> [RECORDS SUPPLIED]:
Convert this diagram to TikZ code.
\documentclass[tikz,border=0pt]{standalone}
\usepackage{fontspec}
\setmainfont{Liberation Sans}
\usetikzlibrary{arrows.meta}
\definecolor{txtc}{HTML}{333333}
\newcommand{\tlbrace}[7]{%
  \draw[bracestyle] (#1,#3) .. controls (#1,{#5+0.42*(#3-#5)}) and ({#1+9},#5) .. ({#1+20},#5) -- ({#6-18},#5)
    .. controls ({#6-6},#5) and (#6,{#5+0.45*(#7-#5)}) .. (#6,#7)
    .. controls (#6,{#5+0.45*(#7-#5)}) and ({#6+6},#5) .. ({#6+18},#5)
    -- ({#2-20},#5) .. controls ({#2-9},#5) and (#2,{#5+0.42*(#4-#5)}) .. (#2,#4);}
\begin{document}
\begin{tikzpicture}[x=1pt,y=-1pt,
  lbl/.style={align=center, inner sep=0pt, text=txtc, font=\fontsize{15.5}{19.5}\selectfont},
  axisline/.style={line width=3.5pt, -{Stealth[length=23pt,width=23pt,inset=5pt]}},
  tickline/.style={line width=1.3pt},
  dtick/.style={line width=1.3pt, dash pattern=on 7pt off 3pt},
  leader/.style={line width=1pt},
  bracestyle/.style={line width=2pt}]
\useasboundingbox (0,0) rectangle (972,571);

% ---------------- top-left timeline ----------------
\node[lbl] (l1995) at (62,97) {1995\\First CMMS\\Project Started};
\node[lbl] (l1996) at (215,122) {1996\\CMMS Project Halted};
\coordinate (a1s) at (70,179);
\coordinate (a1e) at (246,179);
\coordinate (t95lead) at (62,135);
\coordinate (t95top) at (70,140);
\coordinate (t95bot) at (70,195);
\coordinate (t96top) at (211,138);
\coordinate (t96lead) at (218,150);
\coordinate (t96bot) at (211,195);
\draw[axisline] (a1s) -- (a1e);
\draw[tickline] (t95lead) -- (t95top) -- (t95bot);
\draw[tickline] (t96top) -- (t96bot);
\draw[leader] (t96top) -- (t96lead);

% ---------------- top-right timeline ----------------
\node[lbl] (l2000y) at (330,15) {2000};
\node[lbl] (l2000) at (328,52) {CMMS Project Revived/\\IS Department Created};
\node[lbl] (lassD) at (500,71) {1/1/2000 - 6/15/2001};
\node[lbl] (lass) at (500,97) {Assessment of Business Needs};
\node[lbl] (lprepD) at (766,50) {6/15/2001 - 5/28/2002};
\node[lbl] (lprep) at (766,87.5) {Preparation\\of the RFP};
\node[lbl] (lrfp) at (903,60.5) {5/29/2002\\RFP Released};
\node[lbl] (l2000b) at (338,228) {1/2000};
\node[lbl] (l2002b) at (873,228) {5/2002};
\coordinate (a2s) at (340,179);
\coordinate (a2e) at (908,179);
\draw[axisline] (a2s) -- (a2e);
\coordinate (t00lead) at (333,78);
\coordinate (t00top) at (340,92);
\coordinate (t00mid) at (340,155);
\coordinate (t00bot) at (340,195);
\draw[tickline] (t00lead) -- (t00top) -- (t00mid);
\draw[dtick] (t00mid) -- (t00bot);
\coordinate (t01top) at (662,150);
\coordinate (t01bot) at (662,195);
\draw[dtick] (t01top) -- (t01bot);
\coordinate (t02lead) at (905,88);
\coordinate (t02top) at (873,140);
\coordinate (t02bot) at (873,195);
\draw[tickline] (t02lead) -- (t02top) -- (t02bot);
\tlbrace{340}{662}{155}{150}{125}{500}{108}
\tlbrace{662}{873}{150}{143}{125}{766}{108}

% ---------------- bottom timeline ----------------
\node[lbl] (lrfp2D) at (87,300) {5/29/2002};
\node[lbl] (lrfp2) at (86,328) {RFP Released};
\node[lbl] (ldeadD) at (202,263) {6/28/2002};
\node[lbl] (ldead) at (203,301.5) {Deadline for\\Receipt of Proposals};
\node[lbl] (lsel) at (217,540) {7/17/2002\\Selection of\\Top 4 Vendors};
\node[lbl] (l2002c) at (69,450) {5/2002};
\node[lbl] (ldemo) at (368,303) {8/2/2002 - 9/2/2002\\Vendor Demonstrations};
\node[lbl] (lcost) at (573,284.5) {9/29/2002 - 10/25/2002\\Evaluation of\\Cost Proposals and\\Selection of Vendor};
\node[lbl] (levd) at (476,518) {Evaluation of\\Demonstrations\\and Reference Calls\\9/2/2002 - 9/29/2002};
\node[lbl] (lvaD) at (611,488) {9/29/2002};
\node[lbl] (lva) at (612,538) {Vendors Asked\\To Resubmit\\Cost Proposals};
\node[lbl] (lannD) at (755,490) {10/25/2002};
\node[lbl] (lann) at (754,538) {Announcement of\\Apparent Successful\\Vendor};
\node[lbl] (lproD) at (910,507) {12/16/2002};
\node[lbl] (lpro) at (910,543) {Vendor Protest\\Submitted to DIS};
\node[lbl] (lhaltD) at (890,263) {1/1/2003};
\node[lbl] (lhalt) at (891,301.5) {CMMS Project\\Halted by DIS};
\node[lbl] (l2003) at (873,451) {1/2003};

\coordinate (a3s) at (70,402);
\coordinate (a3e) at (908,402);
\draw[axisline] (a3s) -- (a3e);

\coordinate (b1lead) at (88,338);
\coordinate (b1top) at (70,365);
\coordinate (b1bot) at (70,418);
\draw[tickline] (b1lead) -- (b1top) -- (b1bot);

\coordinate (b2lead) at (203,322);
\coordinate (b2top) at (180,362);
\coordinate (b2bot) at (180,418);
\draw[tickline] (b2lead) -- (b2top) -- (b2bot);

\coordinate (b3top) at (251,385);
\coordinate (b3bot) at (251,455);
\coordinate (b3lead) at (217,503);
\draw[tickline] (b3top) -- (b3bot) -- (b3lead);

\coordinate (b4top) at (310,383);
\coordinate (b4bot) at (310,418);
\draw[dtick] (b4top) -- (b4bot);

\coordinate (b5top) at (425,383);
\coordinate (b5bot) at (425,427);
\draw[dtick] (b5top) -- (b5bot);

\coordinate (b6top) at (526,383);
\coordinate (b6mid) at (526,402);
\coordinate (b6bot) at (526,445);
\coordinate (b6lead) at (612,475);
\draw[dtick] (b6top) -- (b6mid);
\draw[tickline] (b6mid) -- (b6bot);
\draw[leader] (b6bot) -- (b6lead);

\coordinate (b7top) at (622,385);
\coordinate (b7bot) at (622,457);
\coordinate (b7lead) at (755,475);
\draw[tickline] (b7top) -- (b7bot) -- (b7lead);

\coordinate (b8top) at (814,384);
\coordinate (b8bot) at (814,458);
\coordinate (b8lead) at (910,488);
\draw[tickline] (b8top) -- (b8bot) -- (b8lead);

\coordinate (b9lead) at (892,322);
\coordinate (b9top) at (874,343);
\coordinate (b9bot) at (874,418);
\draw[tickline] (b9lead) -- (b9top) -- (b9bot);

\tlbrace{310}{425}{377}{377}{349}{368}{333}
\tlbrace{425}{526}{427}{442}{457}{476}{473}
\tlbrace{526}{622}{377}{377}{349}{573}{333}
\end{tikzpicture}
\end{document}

--

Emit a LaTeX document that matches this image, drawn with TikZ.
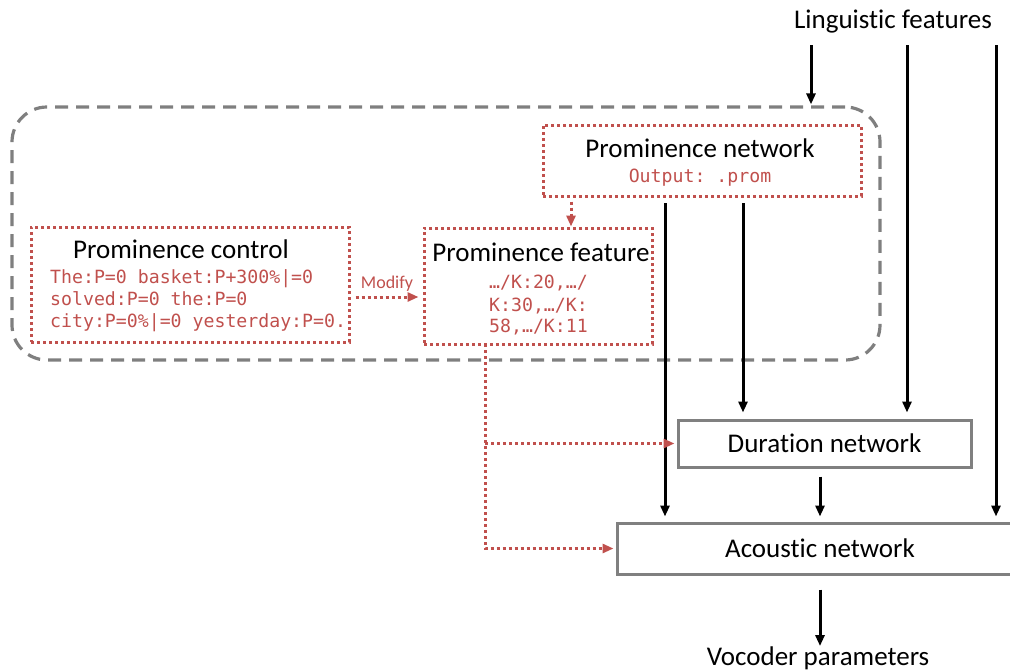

> [STATED PROBLEM]: Using the entries shown above, reproduce verbatim the lines from the line bearing "Convert this diagram to TikZ code." to the line bearing "(0,0) rectangle (972,571);", inclusive.

> [RESPONSE BELOW]:
Convert this diagram to TikZ code.
\documentclass[tikz,border=0pt]{standalone}
\usepackage{fontspec}
\setmainfont{Liberation Sans}
\usetikzlibrary{arrows.meta}
\definecolor{txtc}{HTML}{333333}
\newcommand{\tlbrace}[7]{%
  \draw[bracestyle] (#1,#3) .. controls (#1,{#5+0.42*(#3-#5)}) and ({#1+9},#5) .. ({#1+20},#5) -- ({#6-18},#5)
    .. controls ({#6-6},#5) and (#6,{#5+0.45*(#7-#5)}) .. (#6,#7)
    .. controls (#6,{#5+0.45*(#7-#5)}) and ({#6+6},#5) .. ({#6+18},#5)
    -- ({#2-20},#5) .. controls ({#2-9},#5) and (#2,{#5+0.42*(#4-#5)}) .. (#2,#4);}
\begin{document}
\begin{tikzpicture}[x=1pt,y=-1pt,
  lbl/.style={align=center, inner sep=0pt, text=txtc, font=\fontsize{15.5}{19.5}\selectfont},
  axisline/.style={line width=3.5pt, -{Stealth[length=23pt,width=23pt,inset=5pt]}},
  tickline/.style={line width=1.3pt},
  dtick/.style={line width=1.3pt, dash pattern=on 7pt off 3pt},
  leader/.style={line width=1pt},
  bracestyle/.style={line width=2pt}]
\useasboundingbox (0,0) rectangle (972,571);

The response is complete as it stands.